[Records with drawing code]
-------
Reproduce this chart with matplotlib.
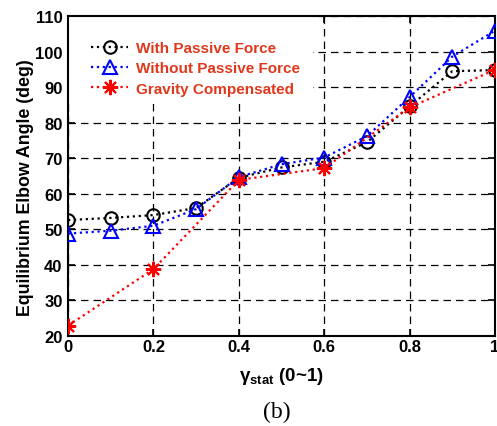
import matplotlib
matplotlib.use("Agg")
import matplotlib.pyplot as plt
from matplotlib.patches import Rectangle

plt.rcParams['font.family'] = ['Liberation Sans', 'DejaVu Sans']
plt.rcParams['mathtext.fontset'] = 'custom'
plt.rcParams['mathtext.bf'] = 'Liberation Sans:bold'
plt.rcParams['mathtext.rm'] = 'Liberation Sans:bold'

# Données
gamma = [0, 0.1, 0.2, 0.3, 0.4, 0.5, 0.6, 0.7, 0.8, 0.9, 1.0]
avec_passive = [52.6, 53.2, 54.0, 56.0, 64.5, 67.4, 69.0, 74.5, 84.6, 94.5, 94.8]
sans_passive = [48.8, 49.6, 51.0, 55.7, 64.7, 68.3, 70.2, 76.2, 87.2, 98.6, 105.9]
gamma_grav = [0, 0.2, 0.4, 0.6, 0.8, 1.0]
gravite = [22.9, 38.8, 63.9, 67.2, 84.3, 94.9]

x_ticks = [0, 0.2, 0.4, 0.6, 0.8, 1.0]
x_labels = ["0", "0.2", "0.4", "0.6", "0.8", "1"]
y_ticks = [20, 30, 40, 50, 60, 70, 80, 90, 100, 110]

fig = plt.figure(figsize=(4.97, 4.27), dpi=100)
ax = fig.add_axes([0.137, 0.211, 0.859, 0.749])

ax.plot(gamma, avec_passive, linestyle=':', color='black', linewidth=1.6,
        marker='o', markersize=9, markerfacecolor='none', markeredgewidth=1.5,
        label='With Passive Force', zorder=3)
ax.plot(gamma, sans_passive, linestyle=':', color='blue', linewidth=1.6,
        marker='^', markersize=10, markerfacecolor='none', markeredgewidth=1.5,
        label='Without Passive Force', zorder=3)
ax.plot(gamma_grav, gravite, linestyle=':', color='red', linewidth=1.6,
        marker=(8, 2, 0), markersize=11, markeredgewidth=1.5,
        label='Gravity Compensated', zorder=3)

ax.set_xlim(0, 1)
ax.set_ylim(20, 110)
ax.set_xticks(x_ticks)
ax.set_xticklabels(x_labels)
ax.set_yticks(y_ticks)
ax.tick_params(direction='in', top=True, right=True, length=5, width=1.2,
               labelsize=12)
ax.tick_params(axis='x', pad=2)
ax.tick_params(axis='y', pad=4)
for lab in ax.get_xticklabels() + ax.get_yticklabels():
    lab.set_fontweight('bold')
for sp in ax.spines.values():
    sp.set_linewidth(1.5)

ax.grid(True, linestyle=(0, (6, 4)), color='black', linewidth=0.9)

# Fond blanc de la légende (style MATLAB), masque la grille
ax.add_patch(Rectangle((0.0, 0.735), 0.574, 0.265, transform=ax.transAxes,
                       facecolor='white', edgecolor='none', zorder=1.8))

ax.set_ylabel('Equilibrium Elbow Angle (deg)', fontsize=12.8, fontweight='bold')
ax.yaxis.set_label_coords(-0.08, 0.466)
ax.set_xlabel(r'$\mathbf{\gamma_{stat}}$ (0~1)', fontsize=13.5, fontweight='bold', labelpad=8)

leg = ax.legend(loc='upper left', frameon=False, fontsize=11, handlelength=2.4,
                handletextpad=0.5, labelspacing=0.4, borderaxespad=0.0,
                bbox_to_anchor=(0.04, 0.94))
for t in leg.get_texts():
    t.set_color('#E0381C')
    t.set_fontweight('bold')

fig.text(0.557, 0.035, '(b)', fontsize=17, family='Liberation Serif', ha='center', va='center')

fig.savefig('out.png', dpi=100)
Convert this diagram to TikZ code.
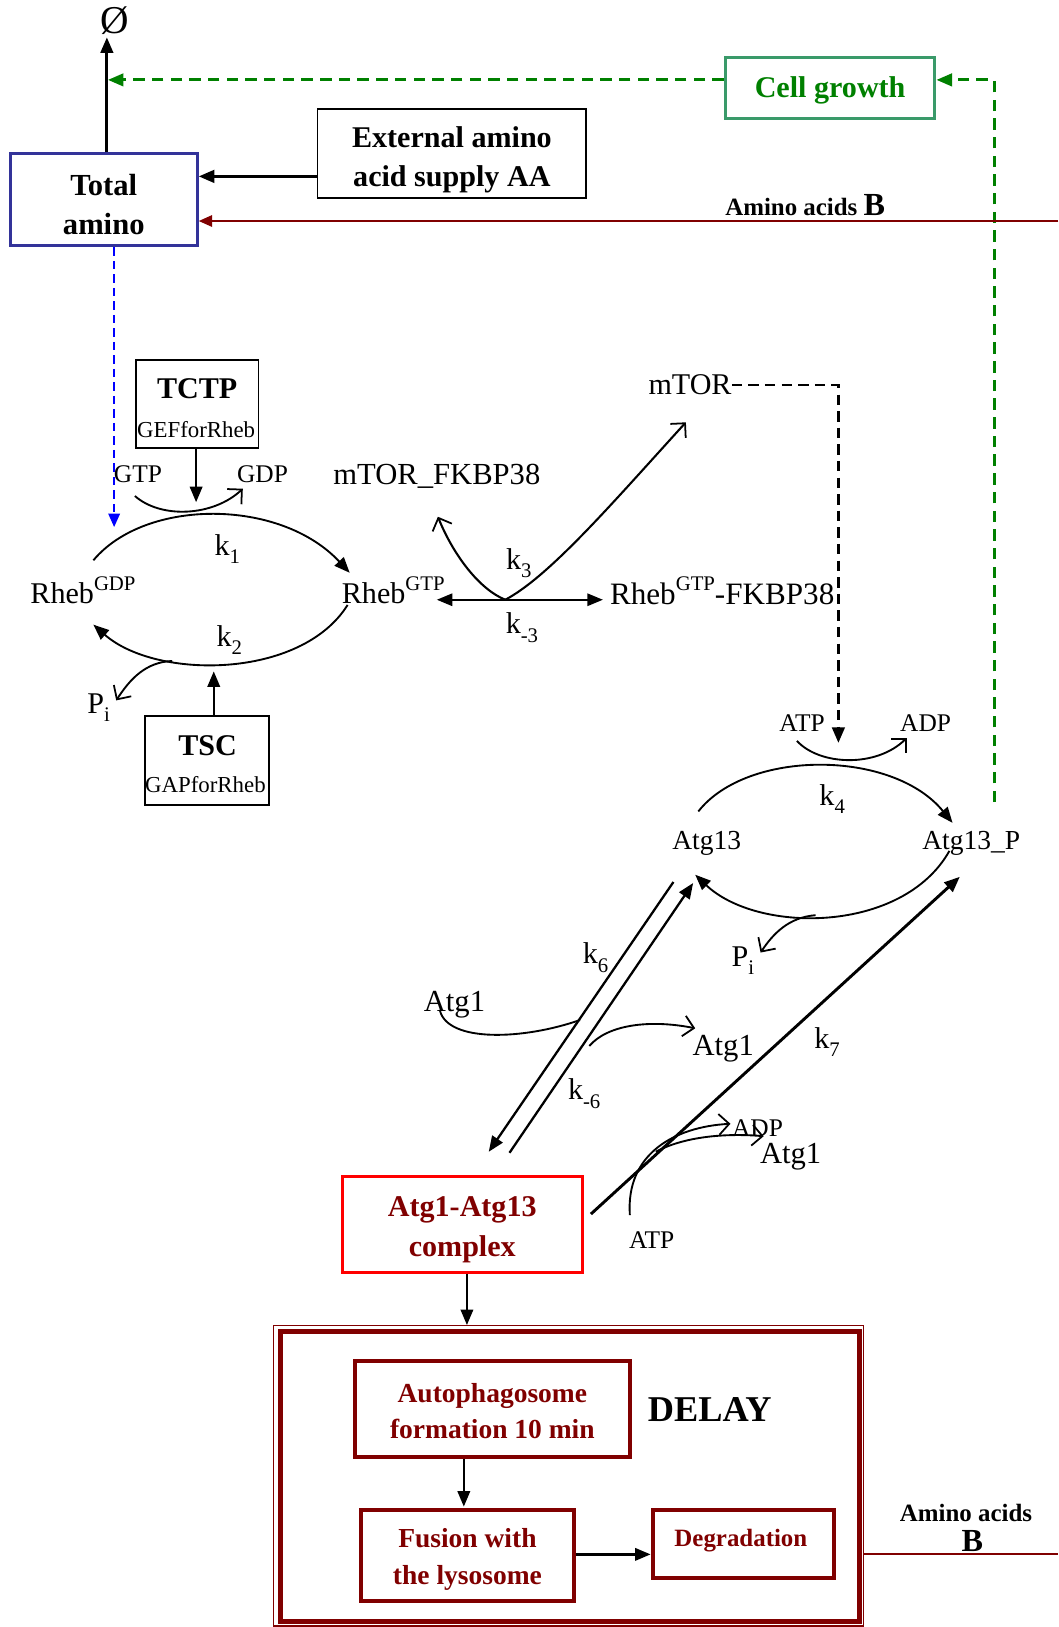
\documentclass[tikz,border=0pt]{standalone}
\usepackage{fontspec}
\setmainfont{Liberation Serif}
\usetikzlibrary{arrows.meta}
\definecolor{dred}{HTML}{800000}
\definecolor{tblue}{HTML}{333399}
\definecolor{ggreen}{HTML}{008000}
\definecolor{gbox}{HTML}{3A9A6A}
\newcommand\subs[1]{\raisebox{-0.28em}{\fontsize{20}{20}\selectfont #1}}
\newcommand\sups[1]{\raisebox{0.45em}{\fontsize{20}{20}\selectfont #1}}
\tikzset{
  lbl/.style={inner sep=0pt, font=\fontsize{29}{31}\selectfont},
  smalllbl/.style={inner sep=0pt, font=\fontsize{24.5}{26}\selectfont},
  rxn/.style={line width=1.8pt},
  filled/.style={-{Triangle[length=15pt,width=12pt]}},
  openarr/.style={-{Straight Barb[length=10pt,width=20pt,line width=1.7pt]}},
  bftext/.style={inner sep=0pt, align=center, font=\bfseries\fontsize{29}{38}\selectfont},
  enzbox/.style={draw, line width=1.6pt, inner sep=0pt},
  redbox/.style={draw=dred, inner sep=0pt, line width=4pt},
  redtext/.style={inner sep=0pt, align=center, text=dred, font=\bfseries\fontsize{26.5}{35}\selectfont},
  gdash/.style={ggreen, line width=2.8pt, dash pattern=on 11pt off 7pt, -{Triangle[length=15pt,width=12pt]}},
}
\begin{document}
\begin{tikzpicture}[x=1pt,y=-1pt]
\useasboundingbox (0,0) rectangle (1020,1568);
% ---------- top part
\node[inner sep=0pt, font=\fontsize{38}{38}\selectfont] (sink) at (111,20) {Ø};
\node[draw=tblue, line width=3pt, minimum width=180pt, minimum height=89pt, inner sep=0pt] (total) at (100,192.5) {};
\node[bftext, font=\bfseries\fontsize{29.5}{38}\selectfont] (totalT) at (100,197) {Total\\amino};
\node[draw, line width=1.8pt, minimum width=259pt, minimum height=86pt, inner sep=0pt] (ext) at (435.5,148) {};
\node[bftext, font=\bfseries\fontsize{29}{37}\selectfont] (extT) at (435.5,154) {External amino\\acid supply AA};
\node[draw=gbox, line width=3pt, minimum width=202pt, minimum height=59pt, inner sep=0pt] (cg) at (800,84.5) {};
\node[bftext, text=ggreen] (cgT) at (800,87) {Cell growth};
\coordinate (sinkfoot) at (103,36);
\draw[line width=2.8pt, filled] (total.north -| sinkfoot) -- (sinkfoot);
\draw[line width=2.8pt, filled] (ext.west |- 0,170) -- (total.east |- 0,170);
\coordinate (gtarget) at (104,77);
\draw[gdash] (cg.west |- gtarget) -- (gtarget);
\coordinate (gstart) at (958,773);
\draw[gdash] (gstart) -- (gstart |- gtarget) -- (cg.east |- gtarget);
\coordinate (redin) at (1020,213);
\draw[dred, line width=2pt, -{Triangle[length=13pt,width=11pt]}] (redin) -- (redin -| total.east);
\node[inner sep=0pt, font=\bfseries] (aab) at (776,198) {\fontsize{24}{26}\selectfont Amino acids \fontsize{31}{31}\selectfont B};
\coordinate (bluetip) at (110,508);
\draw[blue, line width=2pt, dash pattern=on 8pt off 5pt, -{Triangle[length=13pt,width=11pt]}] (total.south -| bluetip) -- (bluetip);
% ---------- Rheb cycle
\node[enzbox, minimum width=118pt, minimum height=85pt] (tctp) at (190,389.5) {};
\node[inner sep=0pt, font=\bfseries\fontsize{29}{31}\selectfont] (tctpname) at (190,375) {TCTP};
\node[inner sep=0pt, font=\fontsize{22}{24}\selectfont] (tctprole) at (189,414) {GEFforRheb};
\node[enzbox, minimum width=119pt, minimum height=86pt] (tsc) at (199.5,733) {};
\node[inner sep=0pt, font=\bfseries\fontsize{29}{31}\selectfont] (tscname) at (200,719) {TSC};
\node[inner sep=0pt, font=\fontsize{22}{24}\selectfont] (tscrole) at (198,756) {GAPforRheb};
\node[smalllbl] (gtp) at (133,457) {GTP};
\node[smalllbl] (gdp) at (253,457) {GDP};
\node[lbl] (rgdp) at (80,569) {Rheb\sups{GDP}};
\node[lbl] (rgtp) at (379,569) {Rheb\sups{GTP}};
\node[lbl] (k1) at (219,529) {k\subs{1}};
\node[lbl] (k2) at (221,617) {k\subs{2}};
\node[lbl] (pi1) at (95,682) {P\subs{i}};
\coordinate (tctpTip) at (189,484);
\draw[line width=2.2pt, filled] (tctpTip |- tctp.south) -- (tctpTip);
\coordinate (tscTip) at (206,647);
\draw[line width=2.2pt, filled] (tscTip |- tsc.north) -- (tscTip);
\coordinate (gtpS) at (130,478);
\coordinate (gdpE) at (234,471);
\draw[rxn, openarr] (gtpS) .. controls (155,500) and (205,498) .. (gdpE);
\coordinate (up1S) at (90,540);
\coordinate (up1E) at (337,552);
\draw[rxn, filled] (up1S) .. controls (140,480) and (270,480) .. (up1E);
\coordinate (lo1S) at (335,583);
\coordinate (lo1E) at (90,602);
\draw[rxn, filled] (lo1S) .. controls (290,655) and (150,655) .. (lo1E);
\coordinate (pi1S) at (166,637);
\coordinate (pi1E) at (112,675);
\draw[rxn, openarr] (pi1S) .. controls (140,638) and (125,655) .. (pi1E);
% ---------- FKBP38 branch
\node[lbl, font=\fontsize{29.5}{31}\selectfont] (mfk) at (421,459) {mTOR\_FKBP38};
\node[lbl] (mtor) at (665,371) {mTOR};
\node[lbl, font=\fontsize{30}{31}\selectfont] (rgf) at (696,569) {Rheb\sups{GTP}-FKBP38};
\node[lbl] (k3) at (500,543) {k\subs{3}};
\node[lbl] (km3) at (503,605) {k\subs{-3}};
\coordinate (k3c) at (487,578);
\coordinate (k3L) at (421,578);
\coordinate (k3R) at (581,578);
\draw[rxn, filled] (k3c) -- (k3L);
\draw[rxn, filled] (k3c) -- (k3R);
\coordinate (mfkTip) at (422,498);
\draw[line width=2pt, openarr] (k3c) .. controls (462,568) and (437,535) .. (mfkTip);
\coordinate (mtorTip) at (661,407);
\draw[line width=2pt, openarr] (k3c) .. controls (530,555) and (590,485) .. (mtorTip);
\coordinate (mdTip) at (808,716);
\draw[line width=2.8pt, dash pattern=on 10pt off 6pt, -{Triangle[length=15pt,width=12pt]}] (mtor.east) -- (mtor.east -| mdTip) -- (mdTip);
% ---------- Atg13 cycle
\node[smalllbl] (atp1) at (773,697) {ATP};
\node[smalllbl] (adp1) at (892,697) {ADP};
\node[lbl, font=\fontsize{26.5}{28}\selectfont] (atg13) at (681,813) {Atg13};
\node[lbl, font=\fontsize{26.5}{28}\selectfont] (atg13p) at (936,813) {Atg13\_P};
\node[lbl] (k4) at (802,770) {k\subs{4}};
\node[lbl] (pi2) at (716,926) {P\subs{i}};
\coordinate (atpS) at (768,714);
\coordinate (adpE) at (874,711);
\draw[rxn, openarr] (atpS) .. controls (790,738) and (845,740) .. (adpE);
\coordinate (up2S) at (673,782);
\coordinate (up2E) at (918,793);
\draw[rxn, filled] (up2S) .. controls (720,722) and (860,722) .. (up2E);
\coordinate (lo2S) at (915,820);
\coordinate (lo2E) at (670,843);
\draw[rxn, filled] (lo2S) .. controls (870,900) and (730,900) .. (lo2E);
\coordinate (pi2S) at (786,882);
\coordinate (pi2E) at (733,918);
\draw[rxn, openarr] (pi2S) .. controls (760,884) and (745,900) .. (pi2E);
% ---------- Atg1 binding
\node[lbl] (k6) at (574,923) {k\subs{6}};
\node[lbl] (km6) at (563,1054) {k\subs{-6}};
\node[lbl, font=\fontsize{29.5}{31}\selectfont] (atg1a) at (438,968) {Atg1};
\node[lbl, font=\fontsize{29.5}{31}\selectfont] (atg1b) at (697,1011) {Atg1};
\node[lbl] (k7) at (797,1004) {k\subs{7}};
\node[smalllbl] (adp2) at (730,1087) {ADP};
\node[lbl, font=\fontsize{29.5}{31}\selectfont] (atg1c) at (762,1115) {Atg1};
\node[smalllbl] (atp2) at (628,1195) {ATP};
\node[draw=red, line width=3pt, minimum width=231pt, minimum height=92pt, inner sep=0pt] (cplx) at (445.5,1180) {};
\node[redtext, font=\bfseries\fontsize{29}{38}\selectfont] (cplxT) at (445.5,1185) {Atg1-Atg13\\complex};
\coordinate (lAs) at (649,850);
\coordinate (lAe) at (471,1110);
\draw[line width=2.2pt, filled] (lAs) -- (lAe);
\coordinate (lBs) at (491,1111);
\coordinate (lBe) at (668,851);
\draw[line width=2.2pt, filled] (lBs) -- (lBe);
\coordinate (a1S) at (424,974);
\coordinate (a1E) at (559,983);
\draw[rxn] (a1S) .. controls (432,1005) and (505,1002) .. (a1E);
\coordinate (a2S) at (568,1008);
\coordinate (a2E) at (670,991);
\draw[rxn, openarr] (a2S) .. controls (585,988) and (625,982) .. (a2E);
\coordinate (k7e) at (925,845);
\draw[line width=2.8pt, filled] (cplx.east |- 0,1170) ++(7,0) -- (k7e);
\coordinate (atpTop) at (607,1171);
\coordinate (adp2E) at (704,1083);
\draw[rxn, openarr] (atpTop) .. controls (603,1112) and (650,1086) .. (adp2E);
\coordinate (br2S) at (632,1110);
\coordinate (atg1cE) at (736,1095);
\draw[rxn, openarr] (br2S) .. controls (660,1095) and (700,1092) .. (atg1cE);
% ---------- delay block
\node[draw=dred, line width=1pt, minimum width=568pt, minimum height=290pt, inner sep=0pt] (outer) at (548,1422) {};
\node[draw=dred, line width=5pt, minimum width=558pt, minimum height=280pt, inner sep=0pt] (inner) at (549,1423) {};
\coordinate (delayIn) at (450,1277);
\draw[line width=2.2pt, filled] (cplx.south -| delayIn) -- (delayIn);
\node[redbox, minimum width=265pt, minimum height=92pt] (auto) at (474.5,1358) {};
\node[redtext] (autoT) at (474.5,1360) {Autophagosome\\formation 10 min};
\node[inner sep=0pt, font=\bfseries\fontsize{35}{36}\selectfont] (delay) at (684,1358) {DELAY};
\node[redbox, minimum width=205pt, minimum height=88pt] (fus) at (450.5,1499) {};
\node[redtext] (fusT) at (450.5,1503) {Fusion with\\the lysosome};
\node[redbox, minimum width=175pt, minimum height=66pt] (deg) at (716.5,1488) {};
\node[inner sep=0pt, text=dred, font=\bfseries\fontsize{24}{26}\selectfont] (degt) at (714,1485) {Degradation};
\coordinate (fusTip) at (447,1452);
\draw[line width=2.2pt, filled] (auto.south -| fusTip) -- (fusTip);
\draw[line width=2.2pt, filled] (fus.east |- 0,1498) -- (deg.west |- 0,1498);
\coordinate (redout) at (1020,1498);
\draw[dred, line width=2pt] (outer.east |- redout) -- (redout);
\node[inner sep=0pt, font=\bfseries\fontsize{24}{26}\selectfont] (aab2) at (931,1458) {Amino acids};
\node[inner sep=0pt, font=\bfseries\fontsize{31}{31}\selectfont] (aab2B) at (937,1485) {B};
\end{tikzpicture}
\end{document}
-------
→ Exercise prompt: Starting at the top of the listing above, please restate word for word each line up to and including the one that holds "ax = fig.add_axes([0.137, 0.211, 0.859, 0.749])", omitting every image.

→ Problem solution:
Reproduce this chart with matplotlib.
import matplotlib
matplotlib.use("Agg")
import matplotlib.pyplot as plt
from matplotlib.patches import Rectangle

plt.rcParams['font.family'] = ['Liberation Sans', 'DejaVu Sans']
plt.rcParams['mathtext.fontset'] = 'custom'
plt.rcParams['mathtext.bf'] = 'Liberation Sans:bold'
plt.rcParams['mathtext.rm'] = 'Liberation Sans:bold'

# Données
gamma = [0, 0.1, 0.2, 0.3, 0.4, 0.5, 0.6, 0.7, 0.8, 0.9, 1.0]
avec_passive = [52.6, 53.2, 54.0, 56.0, 64.5, 67.4, 69.0, 74.5, 84.6, 94.5, 94.8]
sans_passive = [48.8, 49.6, 51.0, 55.7, 64.7, 68.3, 70.2, 76.2, 87.2, 98.6, 105.9]
gamma_grav = [0, 0.2, 0.4, 0.6, 0.8, 1.0]
gravite = [22.9, 38.8, 63.9, 67.2, 84.3, 94.9]

x_ticks = [0, 0.2, 0.4, 0.6, 0.8, 1.0]
x_labels = ["0", "0.2", "0.4", "0.6", "0.8", "1"]
y_ticks = [20, 30, 40, 50, 60, 70, 80, 90, 100, 110]

fig = plt.figure(figsize=(4.97, 4.27), dpi=100)
ax = fig.add_axes([0.137, 0.211, 0.859, 0.749])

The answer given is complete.